▶ [EXERCISE PROMPT]:
Copy out the listing that follows, exact in every word, and skip the images.

***

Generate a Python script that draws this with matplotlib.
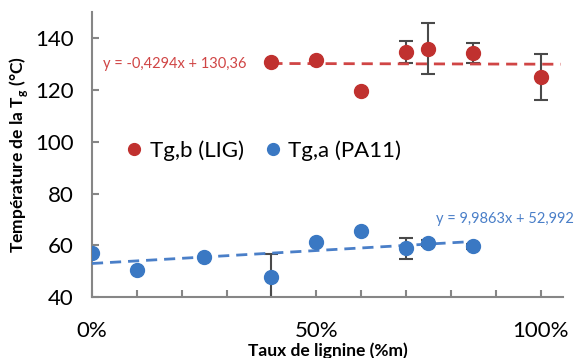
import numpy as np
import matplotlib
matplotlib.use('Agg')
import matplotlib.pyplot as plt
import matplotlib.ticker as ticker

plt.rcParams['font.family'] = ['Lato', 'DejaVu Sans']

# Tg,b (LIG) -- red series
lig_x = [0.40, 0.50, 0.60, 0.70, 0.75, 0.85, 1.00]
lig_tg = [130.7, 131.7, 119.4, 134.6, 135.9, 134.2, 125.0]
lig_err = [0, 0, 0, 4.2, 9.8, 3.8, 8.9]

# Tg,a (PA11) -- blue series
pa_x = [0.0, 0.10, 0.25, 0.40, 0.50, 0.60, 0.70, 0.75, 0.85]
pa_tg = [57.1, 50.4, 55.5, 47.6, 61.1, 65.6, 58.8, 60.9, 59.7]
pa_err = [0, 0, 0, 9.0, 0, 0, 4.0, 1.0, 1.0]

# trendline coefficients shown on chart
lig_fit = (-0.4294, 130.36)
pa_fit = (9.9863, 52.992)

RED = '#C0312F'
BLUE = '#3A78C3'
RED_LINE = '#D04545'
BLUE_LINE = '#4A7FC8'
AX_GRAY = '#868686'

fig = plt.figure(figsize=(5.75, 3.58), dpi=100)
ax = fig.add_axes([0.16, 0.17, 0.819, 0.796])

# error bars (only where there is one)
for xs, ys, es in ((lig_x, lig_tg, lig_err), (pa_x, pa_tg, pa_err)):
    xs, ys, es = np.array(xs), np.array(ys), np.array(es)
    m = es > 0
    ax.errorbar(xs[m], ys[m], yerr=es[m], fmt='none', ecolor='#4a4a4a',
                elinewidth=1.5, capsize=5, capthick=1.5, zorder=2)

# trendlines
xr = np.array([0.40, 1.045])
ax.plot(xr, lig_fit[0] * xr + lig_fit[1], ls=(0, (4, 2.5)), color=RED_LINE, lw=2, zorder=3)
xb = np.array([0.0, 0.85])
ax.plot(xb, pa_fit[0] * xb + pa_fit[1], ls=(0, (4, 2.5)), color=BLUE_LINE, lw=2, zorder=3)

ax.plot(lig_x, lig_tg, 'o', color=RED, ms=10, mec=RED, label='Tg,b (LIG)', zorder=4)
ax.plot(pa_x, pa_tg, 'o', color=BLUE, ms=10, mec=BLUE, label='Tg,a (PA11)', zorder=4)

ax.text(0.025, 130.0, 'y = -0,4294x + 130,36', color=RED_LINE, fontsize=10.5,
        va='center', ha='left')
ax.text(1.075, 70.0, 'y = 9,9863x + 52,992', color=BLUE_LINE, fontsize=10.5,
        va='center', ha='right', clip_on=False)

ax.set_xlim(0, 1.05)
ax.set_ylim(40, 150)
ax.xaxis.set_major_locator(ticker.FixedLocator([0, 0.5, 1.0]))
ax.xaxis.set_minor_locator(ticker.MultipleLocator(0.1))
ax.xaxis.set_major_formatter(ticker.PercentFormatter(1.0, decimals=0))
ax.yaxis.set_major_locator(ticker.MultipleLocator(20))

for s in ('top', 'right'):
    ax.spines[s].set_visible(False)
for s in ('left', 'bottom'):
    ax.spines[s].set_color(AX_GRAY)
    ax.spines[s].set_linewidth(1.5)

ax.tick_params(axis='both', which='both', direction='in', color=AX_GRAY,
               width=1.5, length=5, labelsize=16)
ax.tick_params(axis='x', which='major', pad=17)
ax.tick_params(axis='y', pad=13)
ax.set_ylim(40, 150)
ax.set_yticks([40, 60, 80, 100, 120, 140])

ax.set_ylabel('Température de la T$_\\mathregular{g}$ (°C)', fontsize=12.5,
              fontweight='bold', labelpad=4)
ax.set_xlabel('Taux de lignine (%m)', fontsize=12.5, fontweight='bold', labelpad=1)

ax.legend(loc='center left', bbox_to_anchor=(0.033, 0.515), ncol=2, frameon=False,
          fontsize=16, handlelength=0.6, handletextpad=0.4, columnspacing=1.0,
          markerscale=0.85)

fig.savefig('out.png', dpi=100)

***

▶ [THE RESPONSE]:
Generate a Python script that draws this with matplotlib.
import numpy as np
import matplotlib
matplotlib.use('Agg')
import matplotlib.pyplot as plt
import matplotlib.ticker as ticker

plt.rcParams['font.family'] = ['Lato', 'DejaVu Sans']

# Tg,b (LIG) -- red series
lig_x = [0.40, 0.50, 0.60, 0.70, 0.75, 0.85, 1.00]
lig_tg = [130.7, 131.7, 119.4, 134.6, 135.9, 134.2, 125.0]
lig_err = [0, 0, 0, 4.2, 9.8, 3.8, 8.9]

# Tg,a (PA11) -- blue series
pa_x = [0.0, 0.10, 0.25, 0.40, 0.50, 0.60, 0.70, 0.75, 0.85]
pa_tg = [57.1, 50.4, 55.5, 47.6, 61.1, 65.6, 58.8, 60.9, 59.7]
pa_err = [0, 0, 0, 9.0, 0, 0, 4.0, 1.0, 1.0]

# trendline coefficients shown on chart
lig_fit = (-0.4294, 130.36)
pa_fit = (9.9863, 52.992)

RED = '#C0312F'
BLUE = '#3A78C3'
RED_LINE = '#D04545'
BLUE_LINE = '#4A7FC8'
AX_GRAY = '#868686'

fig = plt.figure(figsize=(5.75, 3.58), dpi=100)
ax = fig.add_axes([0.16, 0.17, 0.819, 0.796])

# error bars (only where there is one)
for xs, ys, es in ((lig_x, lig_tg, lig_err), (pa_x, pa_tg, pa_err)):
    xs, ys, es = np.array(xs), np.array(ys), np.array(es)
    m = es > 0
    ax.errorbar(xs[m], ys[m], yerr=es[m], fmt='none', ecolor='#4a4a4a',
                elinewidth=1.5, capsize=5, capthick=1.5, zorder=2)

# trendlines
xr = np.array([0.40, 1.045])
ax.plot(xr, lig_fit[0] * xr + lig_fit[1], ls=(0, (4, 2.5)), color=RED_LINE, lw=2, zorder=3)
xb = np.array([0.0, 0.85])
ax.plot(xb, pa_fit[0] * xb + pa_fit[1], ls=(0, (4, 2.5)), color=BLUE_LINE, lw=2, zorder=3)

ax.plot(lig_x, lig_tg, 'o', color=RED, ms=10, mec=RED, label='Tg,b (LIG)', zorder=4)
ax.plot(pa_x, pa_tg, 'o', color=BLUE, ms=10, mec=BLUE, label='Tg,a (PA11)', zorder=4)

ax.text(0.025, 130.0, 'y = -0,4294x + 130,36', color=RED_LINE, fontsize=10.5,
        va='center', ha='left')
ax.text(1.075, 70.0, 'y = 9,9863x + 52,992', color=BLUE_LINE, fontsize=10.5,
        va='center', ha='right', clip_on=False)

ax.set_xlim(0, 1.05)
ax.set_ylim(40, 150)
ax.xaxis.set_major_locator(ticker.FixedLocator([0, 0.5, 1.0]))
ax.xaxis.set_minor_locator(ticker.MultipleLocator(0.1))
ax.xaxis.set_major_formatter(ticker.PercentFormatter(1.0, decimals=0))
ax.yaxis.set_major_locator(ticker.MultipleLocator(20))

for s in ('top', 'right'):
    ax.spines[s].set_visible(False)
for s in ('left', 'bottom'):
    ax.spines[s].set_color(AX_GRAY)
    ax.spines[s].set_linewidth(1.5)

ax.tick_params(axis='both', which='both', direction='in', color=AX_GRAY,
               width=1.5, length=5, labelsize=16)
ax.tick_params(axis='x', which='major', pad=17)
ax.tick_params(axis='y', pad=13)
ax.set_ylim(40, 150)
ax.set_yticks([40, 60, 80, 100, 120, 140])

ax.set_ylabel('Température de la T$_\\mathregular{g}$ (°C)', fontsize=12.5,
              fontweight='bold', labelpad=4)
ax.set_xlabel('Taux de lignine (%m)', fontsize=12.5, fontweight='bold', labelpad=1)

ax.legend(loc='center left', bbox_to_anchor=(0.033, 0.515), ncol=2, frameon=False,
          fontsize=16, handlelength=0.6, handletextpad=0.4, columnspacing=1.0,
          markerscale=0.85)

fig.savefig('out.png', dpi=100)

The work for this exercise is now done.